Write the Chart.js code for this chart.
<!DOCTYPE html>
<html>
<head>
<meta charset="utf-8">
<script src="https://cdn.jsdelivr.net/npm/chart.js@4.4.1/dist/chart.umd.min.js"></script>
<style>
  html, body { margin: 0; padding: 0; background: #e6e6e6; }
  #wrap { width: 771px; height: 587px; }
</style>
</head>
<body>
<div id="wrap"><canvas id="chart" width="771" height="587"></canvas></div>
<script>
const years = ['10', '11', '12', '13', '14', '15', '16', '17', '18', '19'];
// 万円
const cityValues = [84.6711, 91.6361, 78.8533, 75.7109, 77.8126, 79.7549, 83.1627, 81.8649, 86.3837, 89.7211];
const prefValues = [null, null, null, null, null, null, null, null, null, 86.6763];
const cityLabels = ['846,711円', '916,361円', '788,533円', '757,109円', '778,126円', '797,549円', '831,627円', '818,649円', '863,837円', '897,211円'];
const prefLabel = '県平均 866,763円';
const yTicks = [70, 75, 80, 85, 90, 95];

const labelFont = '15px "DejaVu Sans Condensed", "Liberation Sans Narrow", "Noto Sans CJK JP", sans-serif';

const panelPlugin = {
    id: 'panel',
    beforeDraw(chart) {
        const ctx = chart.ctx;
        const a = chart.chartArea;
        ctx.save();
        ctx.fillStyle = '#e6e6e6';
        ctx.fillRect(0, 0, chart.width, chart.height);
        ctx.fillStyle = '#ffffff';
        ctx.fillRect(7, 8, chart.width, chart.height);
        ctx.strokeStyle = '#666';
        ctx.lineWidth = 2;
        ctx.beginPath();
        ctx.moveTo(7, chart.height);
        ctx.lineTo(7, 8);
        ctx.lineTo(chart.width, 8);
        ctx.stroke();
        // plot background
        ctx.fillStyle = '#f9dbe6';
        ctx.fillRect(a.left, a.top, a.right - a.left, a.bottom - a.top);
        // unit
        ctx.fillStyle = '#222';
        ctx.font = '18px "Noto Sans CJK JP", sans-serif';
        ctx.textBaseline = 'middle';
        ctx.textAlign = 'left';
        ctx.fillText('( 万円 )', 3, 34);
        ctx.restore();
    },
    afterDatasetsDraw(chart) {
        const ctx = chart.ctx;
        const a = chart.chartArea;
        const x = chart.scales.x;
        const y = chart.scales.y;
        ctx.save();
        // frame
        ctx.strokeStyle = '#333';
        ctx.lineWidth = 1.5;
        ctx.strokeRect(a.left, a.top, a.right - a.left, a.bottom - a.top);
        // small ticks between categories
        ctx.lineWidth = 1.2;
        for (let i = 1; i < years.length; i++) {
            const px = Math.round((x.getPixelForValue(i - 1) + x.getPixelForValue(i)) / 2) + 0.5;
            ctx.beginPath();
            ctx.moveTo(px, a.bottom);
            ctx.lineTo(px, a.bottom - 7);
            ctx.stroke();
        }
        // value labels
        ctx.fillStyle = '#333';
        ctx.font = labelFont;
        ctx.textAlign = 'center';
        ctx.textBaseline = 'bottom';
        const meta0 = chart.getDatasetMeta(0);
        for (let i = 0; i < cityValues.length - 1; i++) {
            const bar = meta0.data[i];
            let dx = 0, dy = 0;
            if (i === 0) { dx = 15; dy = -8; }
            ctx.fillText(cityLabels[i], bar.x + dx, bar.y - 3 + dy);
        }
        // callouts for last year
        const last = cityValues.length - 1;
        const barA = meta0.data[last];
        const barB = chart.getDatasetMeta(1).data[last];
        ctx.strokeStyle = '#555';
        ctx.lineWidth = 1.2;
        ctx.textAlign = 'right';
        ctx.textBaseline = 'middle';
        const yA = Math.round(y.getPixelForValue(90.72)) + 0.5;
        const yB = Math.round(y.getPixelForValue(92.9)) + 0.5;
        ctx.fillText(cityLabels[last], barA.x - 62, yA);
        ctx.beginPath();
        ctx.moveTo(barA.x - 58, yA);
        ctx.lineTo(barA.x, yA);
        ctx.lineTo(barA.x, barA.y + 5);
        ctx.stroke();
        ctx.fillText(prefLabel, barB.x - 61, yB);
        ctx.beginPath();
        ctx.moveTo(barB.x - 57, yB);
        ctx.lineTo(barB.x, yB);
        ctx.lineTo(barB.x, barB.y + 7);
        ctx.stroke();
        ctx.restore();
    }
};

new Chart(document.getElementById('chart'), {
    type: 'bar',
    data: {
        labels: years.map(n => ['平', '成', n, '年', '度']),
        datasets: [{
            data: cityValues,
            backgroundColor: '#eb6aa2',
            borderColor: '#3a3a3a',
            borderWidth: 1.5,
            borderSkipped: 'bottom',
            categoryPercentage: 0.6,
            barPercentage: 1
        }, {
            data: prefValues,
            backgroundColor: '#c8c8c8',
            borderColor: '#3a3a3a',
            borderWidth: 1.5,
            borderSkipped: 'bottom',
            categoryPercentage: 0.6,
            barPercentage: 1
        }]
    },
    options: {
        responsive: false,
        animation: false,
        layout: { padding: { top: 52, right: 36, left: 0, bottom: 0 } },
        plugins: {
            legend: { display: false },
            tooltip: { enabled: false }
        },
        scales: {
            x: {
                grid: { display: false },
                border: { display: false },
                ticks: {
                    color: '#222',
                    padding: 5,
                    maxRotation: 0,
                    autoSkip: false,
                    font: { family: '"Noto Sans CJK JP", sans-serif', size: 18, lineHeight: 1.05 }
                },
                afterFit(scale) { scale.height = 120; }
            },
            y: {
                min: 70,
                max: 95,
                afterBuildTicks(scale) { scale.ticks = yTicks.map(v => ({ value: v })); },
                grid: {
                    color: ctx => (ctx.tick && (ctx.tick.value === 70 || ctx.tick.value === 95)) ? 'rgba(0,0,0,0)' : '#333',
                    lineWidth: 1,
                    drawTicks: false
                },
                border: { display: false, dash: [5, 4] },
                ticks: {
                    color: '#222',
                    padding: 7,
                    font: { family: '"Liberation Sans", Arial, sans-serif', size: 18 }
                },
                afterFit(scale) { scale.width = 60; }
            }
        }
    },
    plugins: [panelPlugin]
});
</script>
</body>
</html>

What to do: Return all of the data word for word.

Task output:
Write the Chart.js code for this chart.
<!DOCTYPE html>
<html>
<head>
<meta charset="utf-8">
<script src="https://cdn.jsdelivr.net/npm/chart.js@4.4.1/dist/chart.umd.min.js"></script>
<style>
  html, body { margin: 0; padding: 0; background: #e6e6e6; }
  #wrap { width: 771px; height: 587px; }
</style>
</head>
<body>
<div id="wrap"><canvas id="chart" width="771" height="587"></canvas></div>
<script>
const years = ['10', '11', '12', '13', '14', '15', '16', '17', '18', '19'];
// 万円
const cityValues = [84.6711, 91.6361, 78.8533, 75.7109, 77.8126, 79.7549, 83.1627, 81.8649, 86.3837, 89.7211];
const prefValues = [null, null, null, null, null, null, null, null, null, 86.6763];
const cityLabels = ['846,711円', '916,361円', '788,533円', '757,109円', '778,126円', '797,549円', '831,627円', '818,649円', '863,837円', '897,211円'];
const prefLabel = '県平均 866,763円';
const yTicks = [70, 75, 80, 85, 90, 95];

const labelFont = '15px "DejaVu Sans Condensed", "Liberation Sans Narrow", "Noto Sans CJK JP", sans-serif';

const panelPlugin = {
    id: 'panel',
    beforeDraw(chart) {
        const ctx = chart.ctx;
        const a = chart.chartArea;
        ctx.save();
        ctx.fillStyle = '#e6e6e6';
        ctx.fillRect(0, 0, chart.width, chart.height);
        ctx.fillStyle = '#ffffff';
        ctx.fillRect(7, 8, chart.width, chart.height);
        ctx.strokeStyle = '#666';
        ctx.lineWidth = 2;
        ctx.beginPath();
        ctx.moveTo(7, chart.height);
        ctx.lineTo(7, 8);
        ctx.lineTo(chart.width, 8);
        ctx.stroke();
        // plot background
        ctx.fillStyle = '#f9dbe6';
        ctx.fillRect(a.left, a.top, a.right - a.left, a.bottom - a.top);
        // unit
        ctx.fillStyle = '#222';
        ctx.font = '18px "Noto Sans CJK JP", sans-serif';
        ctx.textBaseline = 'middle';
        ctx.textAlign = 'left';
        ctx.fillText('( 万円 )', 3, 34);
        ctx.restore();
    },
    afterDatasetsDraw(chart) {
        const ctx = chart.ctx;
        const a = chart.chartArea;
        const x = chart.scales.x;
        const y = chart.scales.y;
        ctx.save();
        // frame
        ctx.strokeStyle = '#333';
        ctx.lineWidth = 1.5;
        ctx.strokeRect(a.left, a.top, a.right - a.left, a.bottom - a.top);
        // small ticks between categories
        ctx.lineWidth = 1.2;
        for (let i = 1; i < years.length; i++) {
            const px = Math.round((x.getPixelForValue(i - 1) + x.getPixelForValue(i)) / 2) + 0.5;
            ctx.beginPath();
            ctx.moveTo(px, a.bottom);
            ctx.lineTo(px, a.bottom - 7);
            ctx.stroke();
        }
        // value labels
        ctx.fillStyle = '#333';
        ctx.font = labelFont;
        ctx.textAlign = 'center';
        ctx.textBaseline = 'bottom';
        const meta0 = chart.getDatasetMeta(0);
        for (let i = 0; i < cityValues.length - 1; i++) {
            const bar = meta0.data[i];
            let dx = 0, dy = 0;
            if (i === 0) { dx = 15; dy = -8; }
            ctx.fillText(cityLabels[i], bar.x + dx, bar.y - 3 + dy);
        }
        // callouts for last year
        const last = cityValues.length - 1;
        const barA = meta0.data[last];
        const barB = chart.getDatasetMeta(1).data[last];
        ctx.strokeStyle = '#555';
        ctx.lineWidth = 1.2;
        ctx.textAlign = 'right';
        ctx.textBaseline = 'middle';
        const yA = Math.round(y.getPixelForValue(90.72)) + 0.5;
        const yB = Math.round(y.getPixelForValue(92.9)) + 0.5;
        ctx.fillText(cityLabels[last], barA.x - 62, yA);
        ctx.beginPath();
        ctx.moveTo(barA.x - 58, yA);
        ctx.lineTo(barA.x, yA);
        ctx.lineTo(barA.x, barA.y + 5);
        ctx.stroke();
        ctx.fillText(prefLabel, barB.x - 61, yB);
        ctx.beginPath();
        ctx.moveTo(barB.x - 57, yB);
        ctx.lineTo(barB.x, yB);
        ctx.lineTo(barB.x, barB.y + 7);
        ctx.stroke();
        ctx.restore();
    }
};

new Chart(document.getElementById('chart'), {
    type: 'bar',
    data: {
        labels: years.map(n => ['平', '成', n, '年', '度']),
        datasets: [{
            data: cityValues,
            backgroundColor: '#eb6aa2',
            borderColor: '#3a3a3a',
            borderWidth: 1.5,
            borderSkipped: 'bottom',
            categoryPercentage: 0.6,
            barPercentage: 1
        }, {
            data: prefValues,
            backgroundColor: '#c8c8c8',
            borderColor: '#3a3a3a',
            borderWidth: 1.5,
            borderSkipped: 'bottom',
            categoryPercentage: 0.6,
            barPercentage: 1
        }]
    },
    options: {
        responsive: false,
        animation: false,
        layout: { padding: { top: 52, right: 36, left: 0, bottom: 0 } },
        plugins: {
            legend: { display: false },
            tooltip: { enabled: false }
        },
        scales: {
            x: {
                grid: { display: false },
                border: { display: false },
                ticks: {
                    color: '#222',
                    padding: 5,
                    maxRotation: 0,
                    autoSkip: false,
                    font: { family: '"Noto Sans CJK JP", sans-serif', size: 18, lineHeight: 1.05 }
                },
                afterFit(scale) { scale.height = 120; }
            },
            y: {
                min: 70,
                max: 95,
                afterBuildTicks(scale) { scale.ticks = yTicks.map(v => ({ value: v })); },
                grid: {
                    color: ctx => (ctx.tick && (ctx.tick.value === 70 || ctx.tick.value === 95)) ? 'rgba(0,0,0,0)' : '#333',
                    lineWidth: 1,
                    drawTicks: false
                },
                border: { display: false, dash: [5, 4] },
                ticks: {
                    color: '#222',
                    padding: 7,
                    font: { family: '"Liberation Sans", Arial, sans-serif', size: 18 }
                },
                afterFit(scale) { scale.width = 60; }
            }
        }
    },
    plugins: [panelPlugin]
});
</script>
</body>
</html>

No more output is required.